No que, especificamente, diz respeito ao incidente de reforma de acórdão, admite o legislador (a partir da reforma do C.P.Civil introduzida pelo dec.lei 329-A/95, de 12/12) que as partes possam deduzir tal incidente, nos termos das disposições combinadas dos artºs.616, nº.2, als.a) e b) e 666, do C.P.Civil, na redacção da Lei 41/2013, de 26/6 (aplicáveis ao processo judicial tributário “ex vi” do artº.2, al.e), do C.P.P.T.), quando, não admitindo a decisão judicial recurso, tenha ocorrido manifesto lapso do juiz na determinação da norma aplicável ou na qualificação jurídica dos factos ou, igualmente, quando constar do processo prova documental com força probatória plena (cfr.artº.371, do C.Civil) ou quaisquer elementos que, só por si, impliquem, necessariamente, decisão diversa da proferida e que o juiz, por lapso manifesto, não haja tomado em consideração.

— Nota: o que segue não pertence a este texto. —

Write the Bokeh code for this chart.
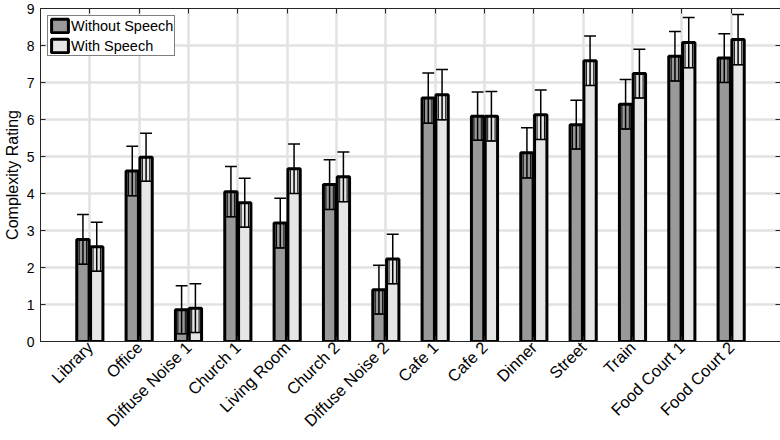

O artº.616, nº.2, do C.P.Civil, procura especificar, com maior precisão, os poderes de alteração da decisão judicial, os quais podem fundar-se, não propriamente numa omissão, mas antes num activo erro de julgamento. Na alínea a), da norma, aparece previsto o erro manifesto de julgamento de questões de direito, o qual pressupõe, obviamente, para além do seu carácter evidente, patente e virtualmente incontroverso, que o juiz se não haja expressamente pronunciado sobre a questão a dirimir, analisando e fundamentando a (errónea) solução jurídica que acabou por adoptar (v.g.aplicou-se norma inquestionável e expressamente revogada, por o julgador se não haver apercebido atempadamente da revogação). Por sua vez, na alínea b) aparece, essencialmente, previsto o erro manifesto na apreciação das provas, traduzido no esquecimento de um elemento que, só por si, implicava decisão diversa da proferida (v.g.o juiz omitiu a consideração de um documento, constante dos autos e dotado de força probatória plena que, só por si, era bastante para deitar por terra a decisão proferida). Em ambas as situações o legislador dá prevalência ao princípio da justiça material em detrimento do princípio da imutabilidade das decisões judiciais (cfr.ac.T.C.A.Sul-2ª.Secção, 12/06/2014, proc.7094/13; ac.T.C.A.Sul-2ª.Secção, 11/10/2018, proc.380/17.9BESNT; Carlos Lopes do Rego, Comentários ao C.P.Civil, I, Almedina, 2004, pág.559; Fernando Amâncio Ferreira, Manual dos Recursos em Processo Civil, 9ª. edição, Almedina, 2009, pág.65 e seg.).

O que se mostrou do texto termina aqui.